While Mrs. P was in the kitchen this Advent baking her self-identified and non-binary-gendered gingerbread persons, I was wondering whether in a hundred years from now the Christmas story would have to be flagged by a trigger warning, or banned outright.
After all, the three principal characters belong to an all-white, conventionally heterosexual family. As the inheritors of white privilege, they are adored by poor and oppressed shepherds; and the only people of colour in the Nativity frame are stereotyped as third-world despots paying fulsome tribute to an aristocratic Prince who will soon extend his colonial hegemony over the entire world.
Mary, in spite of having been violated by the Father, goes meekly, indeed, gratefully along with her degradation in Judea’s misogynist, male rape culture; and the only person who is troubled (Joseph), blames the victim.
As an adolescent, Jesus is permitted to go to school to become a rabbi (an occupation barred to girls), and eventually preaches in the Synagogue (which is located on Israeli-occupied Arab land), whose priesthood is, once again, debarred to women.
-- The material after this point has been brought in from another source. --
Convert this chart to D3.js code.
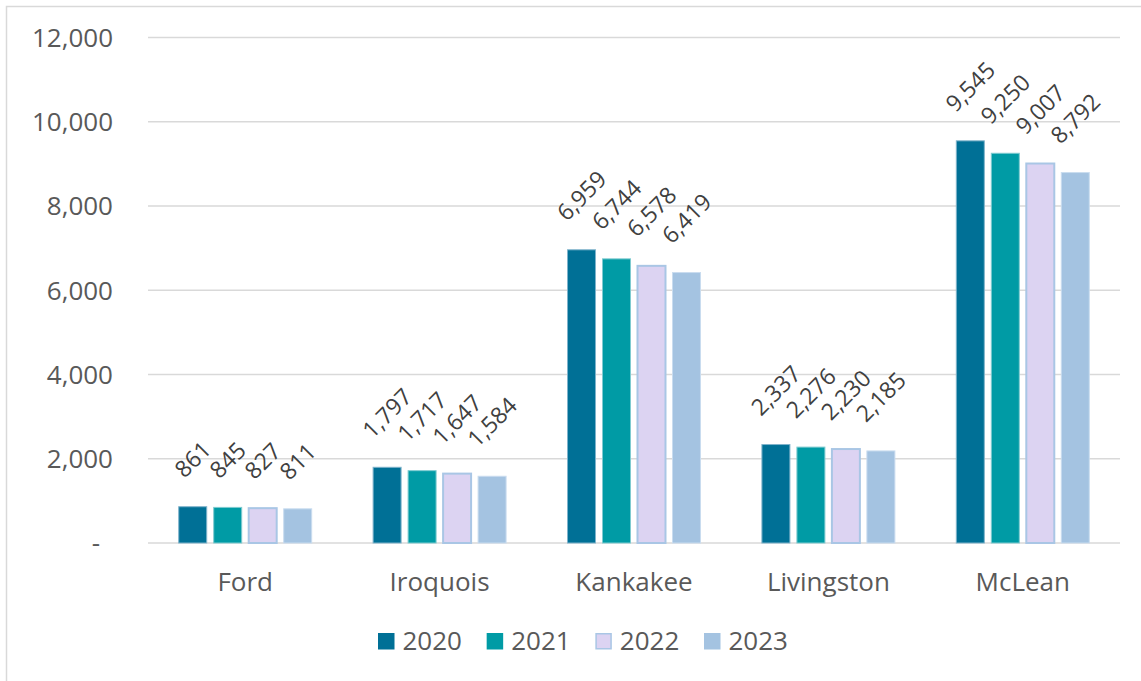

It is true that Mary does eventually break the glass ceiling when she is assumed into heaven; but this is pure tokenism, since there she remains the only woman on an all-male board of directors.
At Cana, Jesus presides over the first Christian marriage, a civil right that is still denied by his followers to gay couples, who have been subjected thereafter to centuries of Christian homophobic persecution. Indeed, as the renowned New Testament scholars Martin Scorsese and Dan Brown have shown, Jesus’ scarcely disguised lust for Mary Magdalene is inauspiciously hetero-normative. It is impossible not to notice, moreover, that in the various acronyms associated with his name—“alpha and omega”, “IHS”, “INRI”, and others—not a single one of the letters LGBTQQ1P2AA appears. Coincidence? Hardly.
Leaving Cana, Jesus upbraids the Samaritan Woman at the Well (betraying his xenophobia) for having been married five times (his own celibacy being a sign of his sexual repression), and then complains that her water is “insipid”, but says nothing about the industrial run-off that has made it so.
It is heartening that Jesus rails against the bankers and the one-percent (driving the money-changers out of the Temple, and bequeathing to future class-warriors a nice line about the rapacious rich and the eye of a needle). It is also true that he shows compassion for the poor and disenfranchised. But he does nothing to alleviate their plight. No community organizing; no union organizing; no enduring social programs. Just a few measly loaves and fishes.
What’s worse, he counsels virtue, “meekness”, and patient hope for “future rewards”, facilitating the power structure in its conspiracy to keep the downtrodden and marginalized stupidly content and compliant in their poverty and servitude. And when the Pharisees demand that he prove that he is the true messiah by inaugurating the revolution that would usher in the workers’ paradise, he dismisses them with some antiquated moralizing about the kingdom of God being within.
The only progressive thinker in the entire story is Pontius Pilate, the Roman deconstructionist who asks, What is truth?
A Merry Progressive Christmas to Priceton readers, everyone.